Although he has spoken harshly about them, Barack Obama received more money from Wall Street bankers than any other politician in two decades. This brings to mind the old song: “You always hurt the one you love, the one you shouldn’t hurt at all. You always pick the sweetest rose and squeeze it ‘till the petals fall.”
In his Oct. 6 news conference, Obama said that most actions on Wall Street weren’t illegal “just immoral,” and that his administration was cracking down on Wall Street banks (“the one you love”) with the 2,000-plus-page Dodd-Frank regulatory nightmare.
Many practices on Wall Street, the president charged, “had a huge destructive impact” (squeezing the “rose”), and the “petals” are falling in the form of such confusing and expensive rules that some banks are tied in knots.
Many are having to fire people.
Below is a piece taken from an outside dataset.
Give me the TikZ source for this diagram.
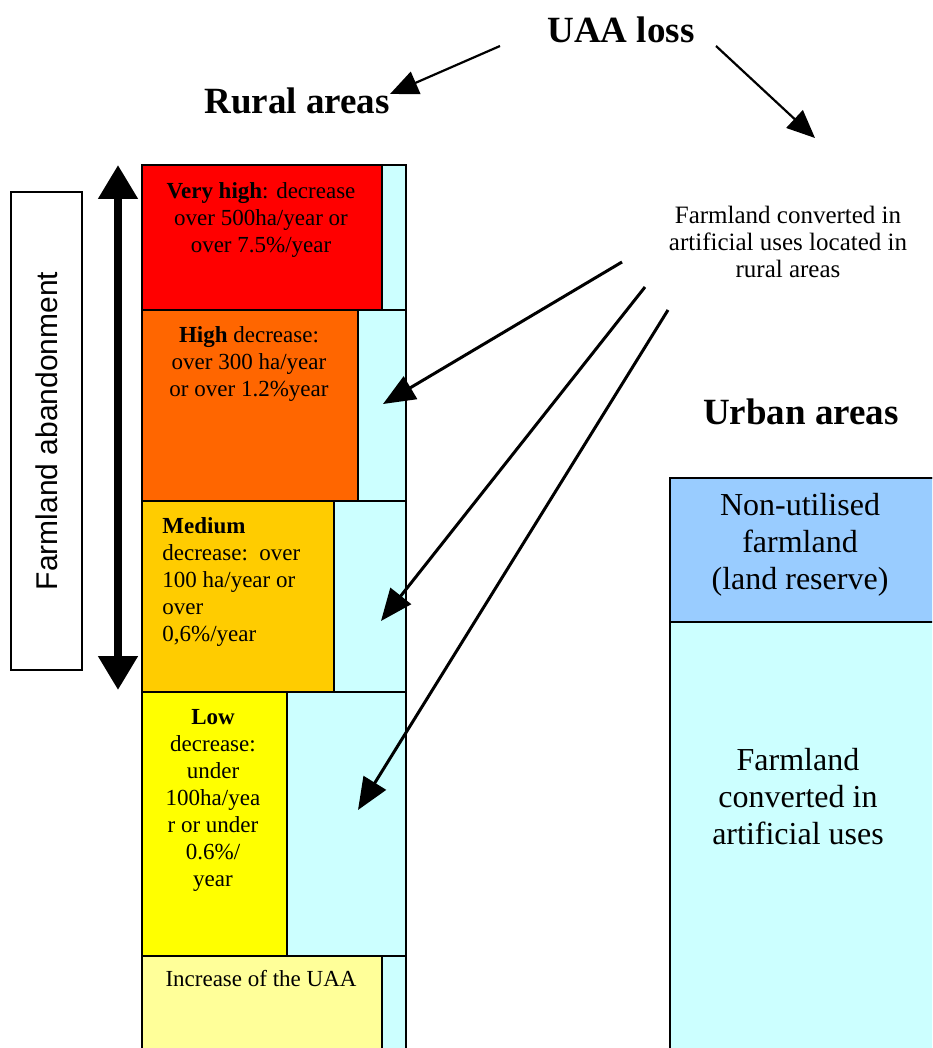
\documentclass[tikz,border=0pt]{standalone}
\usepackage{fontspec}
\setmainfont{Liberation Serif}
\newfontfamily\farmsans{Liberation Sans}
\usetikzlibrary{arrows.meta,positioning}
\definecolor{vhighred}{RGB}{255,0,0}
\definecolor{highorange}{RGB}{255,102,0}
\definecolor{mediumorange}{RGB}{255,204,0}
\definecolor{lowyellow}{RGB}{255,255,0}
\definecolor{paleyellow}{RGB}{255,255,153}
\definecolor{convcyan}{RGB}{204,255,255}
\definecolor{reserveblue}{RGB}{153,204,255}

\begin{document}
\begin{tikzpicture}[x=0.5pt,y=-0.5pt,
    cell/.style={draw, line width=0.9pt, anchor=north west, inner sep=0pt},
    celltext/.style={anchor=north, align=center, inner sep=0pt, font=\fontsize{11.5}{13.5}\selectfont},
    areatitle/.style={inner sep=0pt, font=\bfseries\fontsize{18.5}{21}\selectfont},
    lossarrow/.style={-{Triangle[length=14pt,width=12pt]}, line width=1.1pt},
    convarrow/.style={-{Triangle[length=16pt,width=13pt]}, line width=1.5pt},
    spanarrow/.style={{Triangle[length=17pt,width=19pt]}-{Triangle[length=17pt,width=19pt]}, line width=4pt}
  ]
  \useasboundingbox (0,0) rectangle (932,1048);
  \clip (0,0) rectangle (932,1048);

  % titles
  \node[areatitle] (uaa) at (621,30) {UAA loss};
  \node[areatitle] (rural) at (297,101) {Rural areas};
  \node[areatitle] (urban) at (801,412) {Urban areas};

  % rural column: cyan strips first, classes on top
  \node[cell, fill=convcyan, minimum width=132pt, minimum height=72.5pt] (strip1) at (141,164) {};
  \node[cell, fill=convcyan, minimum width=132pt, minimum height=95.5pt] (strip2) at (141,309) {};
  \node[cell, fill=convcyan, minimum width=132pt, minimum height=95.5pt] (strip3) at (141,500) {};
  \node[cell, fill=convcyan, minimum width=132pt, minimum height=132pt] (strip4) at (141,691) {};
  \node[cell, fill=convcyan, minimum width=132pt, minimum height=60pt] (strip5) at (141,955) {};

  \node[cell, fill=vhighred, minimum width=120pt, minimum height=72.5pt] (vhigh) at (141,164) {};
  \node[cell, fill=highorange, minimum width=108pt, minimum height=95.5pt] (high) at (141,309) {};
  \node[cell, fill=mediumorange, minimum width=96pt, minimum height=95.5pt] (medium) at (141,500) {};
  \node[cell, fill=lowyellow, minimum width=72.5pt, minimum height=132pt] (low) at (141,691) {};
  \node[cell, fill=paleyellow, minimum width=120pt, minimum height=60pt] (increase) at (141,955) {};

  \node[celltext] (vhightext) at (261,182) {\textbf{Very high}: decrease\\over 500ha/year or\\over 7.5\%/year};
  \node[celltext] (hightext) at (249,326) {\textbf{High} decrease:\\over 300 ha/year\\or over 1.2\%year};
  \node[celltext, anchor=north west, align=left] (mediumtext) at (162,517) {\textbf{Medium}\\decrease:~~over\\100 ha/year or\\over\\0,6\%/year};
  \node[celltext] (lowtext) at (213,709) {\textbf{Low}\\decrease:\\under\\100ha/yea\\r or under\\0.6\%/\\year};
  \node[celltext] (increasetext) at (261,970) {Increase of the UAA};

  % farmland abandonment
  \node[draw, line width=0.6pt, rotate=90, minimum width=239pt, minimum height=35.5pt,
        font=\farmsans\fontsize{15}{18}\selectfont] (abandon) at (46.5,431) {Farmland abandonment};
  \coordinate (spantop) at (118,165);
  \coordinate (spanbot) at (118,690);
  \draw[spanarrow] (spantop) -- (spanbot);

  % urban column
  \node[cell, fill=convcyan, minimum width=150pt, minimum height=300pt] (urbanconv) at (669,477) {};
  \node[cell, fill=reserveblue, minimum width=150pt, minimum height=72pt] (reserve) at (669,477) {};
  \node[anchor=north, align=center, inner sep=0pt, font=\fontsize{16}{18.5}\selectfont] (reservetext) at (800,493)
    {Non-utilised\\farmland\\(land reserve)};
  \node[anchor=north, align=center, inner sep=0pt, font=\fontsize{16}{18.5}\selectfont] (urbanconvtext) at (798,748)
    {Farmland\\converted in\\artificial uses};

  % rural conversions
  \node[anchor=north, align=center, inner sep=0pt, font=\fontsize{12.5}{13.5}\selectfont] (ruralconv) at (788,206)
    {Farmland converted in\\artificial uses located in\\rural areas};

  % arrows
  \coordinate (uaaleft) at (500,46);
  \coordinate (ruraltip) at (390,94);
  \coordinate (uaaright) at (716,46);
  \coordinate (urbantip) at (815,138);
  \draw[lossarrow] (uaaleft) -- (ruraltip);
  \draw[lossarrow] (uaaright) -- (urbantip);

  \coordinate (convtail1) at (622,262);
  \coordinate (convtail2) at (645,287);
  \coordinate (convtail3) at (668,310);
  \coordinate (convtip1) at (383,404);
  \coordinate (convtip2) at (381,621);
  \coordinate (convtip3) at (358,810);
  \draw[convarrow] (convtail1) -- (convtip1);
  \draw[convarrow] (convtail2) -- (convtip2);
  \draw[convarrow] (convtail3) -- (convtip3);
\end{tikzpicture}
\end{document}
Bank of America CEO Brian Moynihan announced his bank would have to lay off at least 30,000 people out of its 288,000 employees. The bank took in an excess of worthless mortgage-backed securities in recent years, mainly under pressure from irresponsible Fannie Mae and Freddie Mac.
As for the mobs known as “Occupy Wall Street,” Obama seemed to excuse their disruptive behavior as dissatisfaction with the down-trodden economic condition, which he brazenly claimed that he had worked to solve.
“God bless them,” said the continually confused House Democratic leader Nancy Pelosi, praising the disruptive protesters. “God bless them for their spontaneity,” Pelosi told reporters. “It’s young, it’s spontaneous, it’s focused and it’s going to be effective.”
The comments from Pelosi came after President Obama embraced the protesters in his nationally televised news conference, saying their furor would “express itself politically in 2012 and beyond.”
The Sunlight Foundation, a non-partisan watchdog organization that keeps track of lobbyist spending, said Obama had hauled in more money from Wall Street than any other politician. It found that Obama had been given more money from Bank of America than any other candidate dating back to 1991. The pay-out totaled $421,242 in 2008 contributions from bank executives, employees and PACs.
By the end of the 2008 campaign, executives connected to Wall Street firms, such as Goldman Sachs, Citigroup, Bank of America and JP Morgan dumped $15.8 million into Obama’s campaign to sweeten relations with the new president.
Some Wall Street executives aren’t so sweet on Obama now, however, and are giving campaign money to Mitt Romney instead. One executive, who asked for anonymity, said he was sorry he ever gave to Obama.
Goldman Sachs contributed slightly over $1 million to Obama’s 2008 presidential campaign, compared with a little over $394,600 to the 2004 Bush campaign. Citigroup gave $736,771 to Obama in 2008, compared with $320,820 to Bush in 2004. Executives and others connected with the Swiss bank UBS AG donated $539,424 to Obama’s 2008 campaign, compared with $416,950 to Bush in 2004. And JP Morgan Chase gave Obama’s campaign $808,799 in 2008, but did not show up among Bush’s top donors in 2004, according to the Center for Responsive Politics.